# Work instructions
Print the material below exactly as it stands, please, from its first line to the line holding "['FRSH001.RAW', 'OR-L001.RAW', 'OR-S001.RAW'];", with no pictures.

===== Information provided =====

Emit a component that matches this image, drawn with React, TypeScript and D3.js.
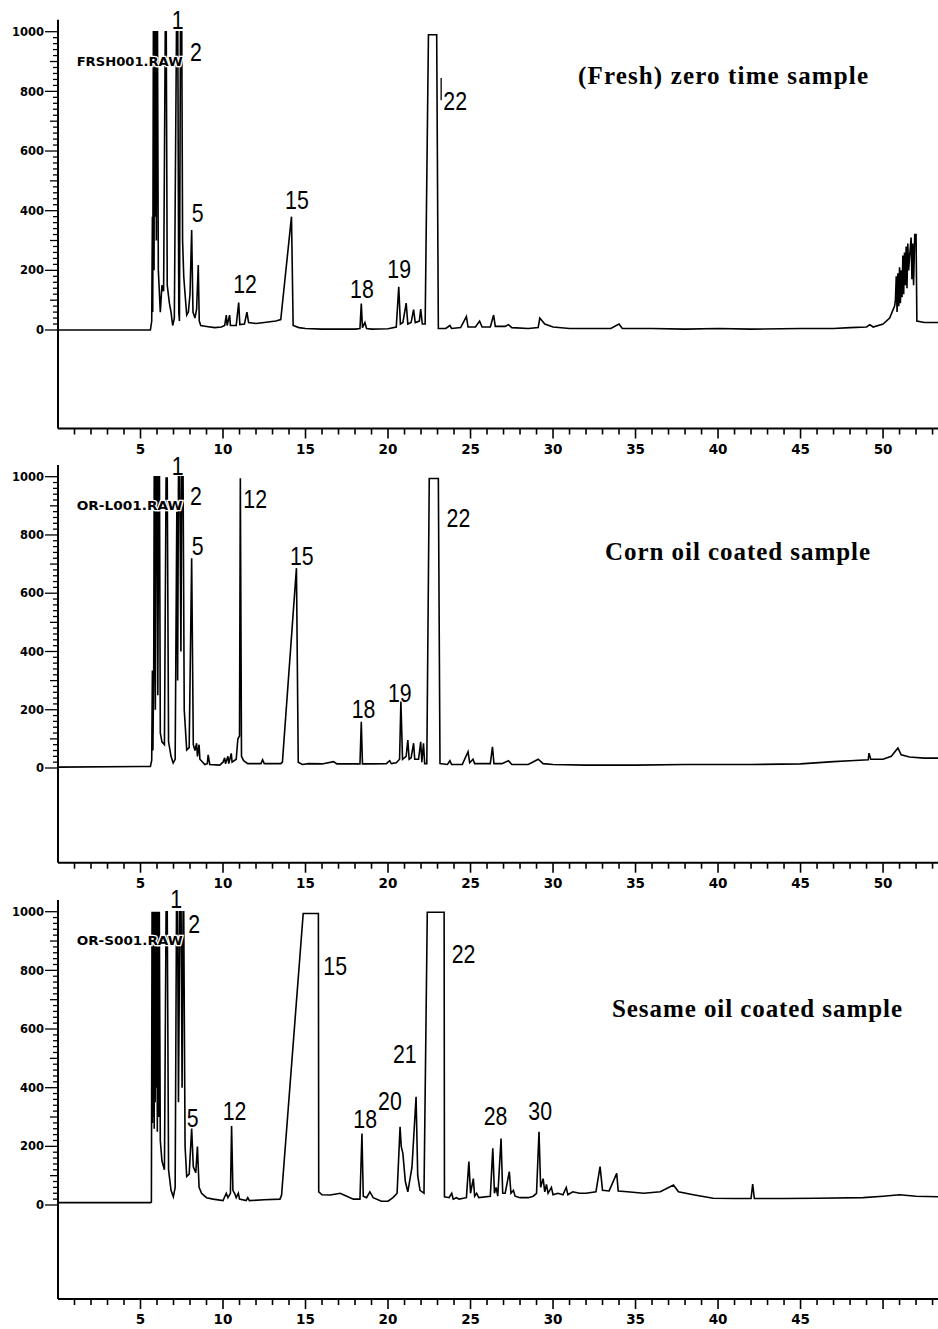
import React from 'react';
import * as d3 from 'd3';

type Pt = [number, number];

const W = 938;
const H = 1329;

// retention time axis (minutes)
const TIME_DOMAIN: [number, number] = [0, 53.33];
const TIME_TICKS = d3.range(1, 54);
const TIME_LABELS_FRESH = [5, 10, 15, 20, 25, 30, 35, 40, 45, 50];
const TIME_LABELS_CORN = [5, 10, 15, 20, 25, 30, 35, 40, 45, 50];
const TIME_LABELS_SESAME = [5, 10, 15, 20, 25, 30, 35, 40, 45];
const INTENSITY_LABELS = [0, 200, 400, 600, 800, 1000];

const PANEL_TITLES = ['(Fresh) zero time sample', 'Corn oil coated sample', 'Sesame oil coated sample'];
const FILE_NAMES = ['FRSH001.RAW', 'OR-L001.RAW', 'OR-S001.RAW'];

// traces: [time (min), response]
const fresh: Pt[] = [
  [0, 0], [5.6, 0], [5.68, 30], [5.72, 380], [5.74, 60], [5.78, 1000], [5.8, 1000], [5.82, 200], [5.85, 1000],
  [5.88, 380], [5.9, 1000], [5.93, 1000], [5.96, 300], [6.0, 1000], [6.03, 1000], [6.08, 200], [6.15, 120],
  [6.2, 60], [6.3, 150], [6.4, 130], [6.5, 1000], [6.56, 1000], [6.62, 150], [6.75, 90], [6.85, 60], [6.95, 15],
  [7.05, 40], [7.18, 1000], [7.26, 1000], [7.32, 60], [7.36, 30], [7.42, 1000], [7.5, 1000], [7.55, 300],
  [7.62, 180], [7.7, 120], [7.8, 50], [7.9, 60], [8.0, 120], [8.1, 335], [8.18, 60], [8.3, 40], [8.4, 70],
  [8.5, 218], [8.56, 30], [8.65, 15], [9.0, 12], [9.5, 8], [9.9, 10], [10.1, 15], [10.2, 50], [10.25, 15],
  [10.4, 50], [10.45, 15], [10.8, 15], [10.95, 92], [11.02, 18], [11.3, 20], [11.45, 60], [11.55, 25],
  [12, 22], [12.5, 25], [13.2, 30], [13.5, 35], [14.15, 380], [14.25, 15], [14.6, 8], [15, 5], [16, 3],
  [17, 3], [18, 3], [18.3, 5], [18.38, 89], [18.45, 8], [18.6, 25], [18.7, 5], [19, 3], [20, 4], [20.5, 10],
  [20.65, 145], [20.75, 20], [20.9, 25], [21.1, 90], [21.2, 20], [21.4, 25], [21.55, 68], [21.65, 25],
  [21.9, 30], [21.98, 70], [22.08, 20], [22.25, 20], [22.45, 990], [22.95, 990], [23.05, 5], [23.5, 5],
  [23.75, 15], [23.85, 5], [24.4, 8], [24.75, 45], [24.85, 10], [25.3, 10], [25.55, 30], [25.7, 10],
  [26.2, 10], [26.4, 50], [26.5, 12], [27.1, 12], [27.3, 18], [27.5, 8], [28.5, 5], [29.1, 8], [29.2, 40],
  [29.5, 20], [30, 10], [31, 5], [32, 5], [33.5, 5], [34, 20], [34.2, 5], [36, 5], [38, 3], [40, 5], [42, 3],
  [45, 5], [47, 5], [48, 8], [49, 10], [49.2, 18], [49.4, 10], [50, 20], [50.4, 40], [50.7, 80], [50.75, 100],
  [50.8, 180], [50.85, 60], [50.9, 190], [50.95, 80], [51.0, 210], [51.05, 90], [51.1, 200], [51.15, 110],
  [51.2, 250], [51.25, 120], [51.3, 260], [51.35, 150], [51.4, 280], [51.45, 140], [51.5, 290], [51.55, 200],
  [51.6, 240], [51.7, 310], [51.75, 170], [51.8, 290], [51.85, 150], [51.92, 320], [52.0, 320], [52.05, 30],
  [52.5, 25], [53.33, 25],
];

const corn: Pt[] = [
  [0, 3], [5.0, 5], [5.6, 5], [5.68, 27], [5.72, 335], [5.75, 60], [5.8, 330], [5.83, 1000], [5.87, 1000],
  [5.9, 200], [5.94, 1000], [6.0, 1000], [6.05, 250], [6.1, 1000], [6.15, 1000], [6.2, 120], [6.3, 90],
  [6.45, 80], [6.55, 995], [6.62, 995], [6.7, 90], [6.85, 40], [6.98, 17], [7.1, 30], [7.2, 880], [7.25, 300],
  [7.3, 1000], [7.38, 1000], [7.45, 400], [7.5, 1000], [7.58, 1000], [7.65, 200], [7.8, 62], [7.95, 70],
  [8.1, 720], [8.2, 80], [8.3, 60], [8.4, 85], [8.45, 40], [8.55, 80], [8.6, 30], [8.9, 12], [9.05, 15],
  [9.1, 45], [9.2, 12], [9.8, 10], [10.0, 20], [10.1, 35], [10.15, 15], [10.3, 40], [10.35, 15], [10.5, 50],
  [10.55, 20], [10.8, 30], [10.9, 100], [11.0, 110], [11.05, 995], [11.12, 40], [11.25, 25], [11.5, 15],
  [12.3, 15], [12.4, 28], [12.5, 15], [13.5, 15], [13.6, 20], [14.45, 686], [14.56, 20], [14.8, 12],
  [15.2, 15], [16, 14], [16.7, 22], [16.9, 14], [17.5, 14], [18.3, 14], [18.38, 159], [18.45, 14], [19, 14],
  [19.9, 15], [20.1, 25], [20.2, 15], [20.5, 18], [20.7, 30], [20.78, 228], [20.88, 30], [21.1, 40],
  [21.2, 96], [21.28, 30], [21.4, 35], [21.55, 85], [21.62, 30], [21.85, 30], [21.98, 90], [22.05, 20],
  [22.15, 85], [22.22, 15], [22.35, 15], [22.5, 994], [23.05, 994], [23.15, 15], [23.6, 12], [23.75, 25],
  [23.85, 12], [24.5, 12], [24.85, 56], [24.95, 18], [25.15, 30], [25.25, 15], [26.2, 15], [26.33, 73],
  [26.42, 15], [26.9, 15], [27.3, 25], [27.5, 12], [28.5, 12], [29.1, 30], [29.4, 15], [30, 12], [32, 10],
  [35, 10], [38, 12], [40, 12], [42, 12], [45, 14], [47, 22], [48, 25], [49.1, 28], [49.15, 51], [49.25, 30],
  [50, 30], [50.5, 40], [50.9, 69], [51.1, 45], [51.6, 38], [52.5, 34], [53.33, 34],
];

const sesame: Pt[] = [
  [0, 8], [5.6, 8], [5.66, 10], [5.7, 1000], [5.72, 280], [5.75, 1000], [5.77, 300], [5.8, 1000], [5.83, 260],
  [5.86, 1000], [5.89, 350], [5.92, 1000], [5.95, 400], [5.98, 1000], [6.02, 250], [6.06, 1000], [6.1, 300],
  [6.14, 1000], [6.2, 220], [6.3, 150], [6.45, 120], [6.55, 1000], [6.62, 1000], [6.7, 120], [6.85, 50],
  [6.99, 28], [7.1, 60], [7.18, 1000], [7.25, 1000], [7.3, 350], [7.38, 1000], [7.46, 1000], [7.52, 400],
  [7.58, 1000], [7.62, 1000], [7.7, 200], [7.8, 97], [7.95, 105], [8.1, 261], [8.2, 130], [8.35, 110],
  [8.45, 199], [8.55, 60], [8.7, 40], [9.0, 25], [9.4, 20], [10.0, 15], [10.2, 40], [10.3, 25], [10.45, 40],
  [10.52, 269], [10.6, 50], [10.7, 40], [10.8, 25], [10.93, 40], [11.0, 20], [11.4, 15], [11.5, 25],
  [11.6, 15], [12.5, 18], [13.45, 20], [13.55, 34], [14.86, 994], [15.78, 994], [15.8, 45], [16.0, 35],
  [16.5, 34], [17.1, 40], [17.5, 30], [17.9, 20], [18.3, 20], [18.42, 244], [18.5, 30], [18.7, 25],
  [18.9, 45], [19.1, 25], [19.6, 13], [20.0, 13], [20.3, 25], [20.55, 40], [20.73, 267], [20.8, 200],
  [20.9, 176], [21.05, 80], [21.2, 45], [21.45, 128], [21.7, 369], [21.8, 100], [21.94, 50], [22.18, 40],
  [22.38, 998], [23.4, 998], [23.42, 28], [23.7, 25], [23.86, 40], [23.95, 20], [24.15, 25], [24.3, 20],
  [24.75, 25], [24.9, 148], [25.0, 40], [25.17, 90], [25.25, 30], [25.37, 40], [25.5, 25], [26.2, 30],
  [26.35, 193], [26.45, 40], [26.55, 60], [26.65, 30], [26.85, 227], [26.95, 40], [27.1, 40], [27.35, 114],
  [27.45, 40], [27.6, 50], [27.7, 30], [28.0, 25], [28.5, 25], [28.8, 30], [29.0, 40], [29.15, 250],
  [29.25, 60], [29.4, 90], [29.5, 45], [29.6, 70], [29.7, 40], [29.9, 60], [30.0, 35], [30.3, 40], [30.6, 35],
  [30.8, 60], [30.9, 35], [31.2, 45], [31.6, 40], [32.0, 40], [32.6, 45], [32.85, 131], [33.0, 50],
  [33.4, 48], [33.86, 108], [33.95, 48], [34.5, 45], [35.5, 40], [36.5, 45], [37.3, 68], [37.6, 45],
  [38.5, 35], [39.7, 23], [41, 22], [42.0, 22], [42.1, 71], [42.2, 22], [44, 22], [46, 23], [48.8, 25],
  [50, 30], [51, 35], [52, 30], [53.33, 28],
];

// peak numbers: label, time, response (anchor = left / baseline of the text)
const freshPeaks: { label: string; t: number; v: number }[] = [
  { label: '1', t: 6.9, v: 1009 }, { label: '2', t: 8.0, v: 903 }, { label: '5', t: 8.1, v: 362 },
  { label: '12', t: 10.62, v: 123 }, { label: '15', t: 13.76, v: 407 }, { label: '18', t: 17.7, v: 106 },
  { label: '19', t: 19.96, v: 173 }, { label: '22', t: 23.35, v: 736 },
];
const cornPeaks = [
  { label: '1', t: 6.9, v: 1006 }, { label: '2', t: 8.0, v: 903 }, { label: '5', t: 8.1, v: 731 },
  { label: '12', t: 11.23, v: 891 }, { label: '15', t: 14.06, v: 697 }, { label: '18', t: 17.8, v: 171 },
  { label: '19', t: 20.0, v: 228 }, { label: '22', t: 23.55, v: 828 },
];
const sesamePeaks = [
  { label: '1', t: 6.8, v: 1011 }, { label: '2', t: 7.9, v: 926 }, { label: '5', t: 7.8, v: 267 },
  { label: '12', t: 9.98, v: 290 }, { label: '15', t: 16.08, v: 784 }, { label: '18', t: 17.9, v: 262 },
  { label: '20', t: 19.4, v: 324 }, { label: '21', t: 20.3, v: 483 }, { label: '22', t: 23.86, v: 824 },
  { label: '28', t: 25.8, v: 273 }, { label: '30', t: 28.5, v: 290 },
];

// panel layout (pixels): y of 1000, y of 0, y of the time axis
const LAYOUT = [
  { y1000: 31.7, y0: 330, axisY: 428.5, titleX: 578, titleY: 84, titleW: 290 },
  { y1000: 476.7, y0: 768, axisY: 862.7, titleX: 605, titleY: 560, titleW: 265 },
  { y1000: 911.7, y0: 1205, axisY: 1299, titleX: 612, titleY: 1017, titleW: 290 },
];

const PANELS = [
  { data: fresh, peaks: freshPeaks, timeLabels: TIME_LABELS_FRESH },
  { data: corn, peaks: cornPeaks, timeLabels: TIME_LABELS_CORN },
  { data: sesame, peaks: sesamePeaks, timeLabels: TIME_LABELS_SESAME },
];

const x = d3.scaleLinear().domain(TIME_DOMAIN).range([58, 938]);

function Panel({ idx }: { idx: number }) {
  const L = LAYOUT[idx];
  const P = PANELS[idx];
  const yMin = (-(L.axisY - L.y0) * 1000) / (L.y0 - L.y1000);
  const y = d3.scaleLinear().domain([yMin, 1000]).range([L.axisY, L.y1000]);
  const line = d3
    .line<Pt>()
    .x((d) => x(d[0]))
    .y((d) => y(d[1]));
  const x0 = x(0);
  const minorY = d3.range(0, 1001, 20);
  return (
    <g>
      {/* axes */}
      <line x1={x0} x2={x0} y1={y(1040)} y2={L.axisY} stroke="#000" strokeWidth={2} />
      <line x1={x0} x2={x(TIME_DOMAIN[1])} y1={L.axisY} y2={L.axisY} stroke="#000" strokeWidth={2} />
      {minorY.map((v) => {
        const len = v % 200 === 0 ? 13 : v % 100 === 0 ? 8 : 5;
        return <line key={'yt' + v} x1={x0 - len} x2={x0} y1={y(v)} y2={y(v)} stroke="#000" strokeWidth={1.3} />;
      })}
      {INTENSITY_LABELS.map((v) => (
        <text
          key={'yl' + v}
          x={x0 - 14}
          y={y(v)}
          dy="0.36em"
          textAnchor="end"
          fontFamily="DejaVu Sans, sans-serif"
          fontWeight="bold"
          fontSize={11.5}
        >
          {v}
        </text>
      ))}
      {TIME_TICKS.map((t) => {
        const len = t % 5 === 0 ? 10 : 6;
        return (
          <line key={'xt' + t} x1={x(t)} x2={x(t)} y1={L.axisY} y2={L.axisY + len} stroke="#000" strokeWidth={1.6} />
        );
      })}
      {P.timeLabels.map((t) => (
        <text
          key={'xl' + t}
          x={x(t)}
          y={L.axisY + 25}
          textAnchor="middle"
          fontFamily="DejaVu Sans, sans-serif"
          fontWeight="bold"
          fontSize={13.5}
        >
          {t}
        </text>
      ))}
      {/* trace */}
      <path d={line(P.data) || ''} fill="none" stroke="#000" strokeWidth={1.6} strokeLinejoin="miter" />
      {/* file name */}
      <text
        x={x(1.13)}
        y={L.y0 - (L.y0 - L.y1000) * 0.885}
        fontFamily="DejaVu Sans, sans-serif"
        fontWeight="bold"
        fontSize={12}
        textLength={106}
        lengthAdjust="spacingAndGlyphs"
        stroke="#fff"
        strokeWidth={2.5}
        paintOrder="stroke"
      >
        {FILE_NAMES[idx]}
      </text>
      {/* peak numbers */}
      {P.peaks.map((p) => (
        <g key={'pk' + p.label} transform={`translate(${x(p.t)},${y(p.v)}) scale(0.82,1)`}>
          <text x={0} y={0} fontFamily="Liberation Sans, Arial, sans-serif" fontSize={26}>
            {p.label}
          </text>
        </g>
      ))}
      {idx === 0 && <line x1={x(23.22)} x2={x(23.22)} y1={y(845)} y2={y(770)} stroke="#000" strokeWidth={1.3} />}
      {/* title */}
      <text
        x={L.titleX}
        y={L.titleY}
        fontFamily="Liberation Serif, Times New Roman, serif"
        fontWeight="bold"
        fontSize={25}
        textLength={L.titleW}
        lengthAdjust="spacing"
      >
        {PANEL_TITLES[idx]}
      </text>
    </g>
  );
}

export default function App() {
  return (
    <svg
      width={W}
      height={H}
      viewBox={`0 0 ${W} ${H}`}
      style={{ position: 'absolute', left: 0, top: 0, background: '#fff' }}
    >
      <rect width={W} height={H} fill="#fff" />
      {[0, 1, 2].map((i) => (
        <Panel key={i} idx={i} />
      ))}
    </svg>
  );
}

=====

# Solution to this problem
Emit a component that matches this image, drawn with React, TypeScript and D3.js.
import React from 'react';
import * as d3 from 'd3';

type Pt = [number, number];

const W = 938;
const H = 1329;

// retention time axis (minutes)
const TIME_DOMAIN: [number, number] = [0, 53.33];
const TIME_TICKS = d3.range(1, 54);
const TIME_LABELS_FRESH = [5, 10, 15, 20, 25, 30, 35, 40, 45, 50];
const TIME_LABELS_CORN = [5, 10, 15, 20, 25, 30, 35, 40, 45, 50];
const TIME_LABELS_SESAME = [5, 10, 15, 20, 25, 30, 35, 40, 45];
const INTENSITY_LABELS = [0, 200, 400, 600, 800, 1000];

const PANEL_TITLES = ['(Fresh) zero time sample', 'Corn oil coated sample', 'Sesame oil coated sample'];
const FILE_NAMES = ['FRSH001.RAW', 'OR-L001.RAW', 'OR-S001.RAW'];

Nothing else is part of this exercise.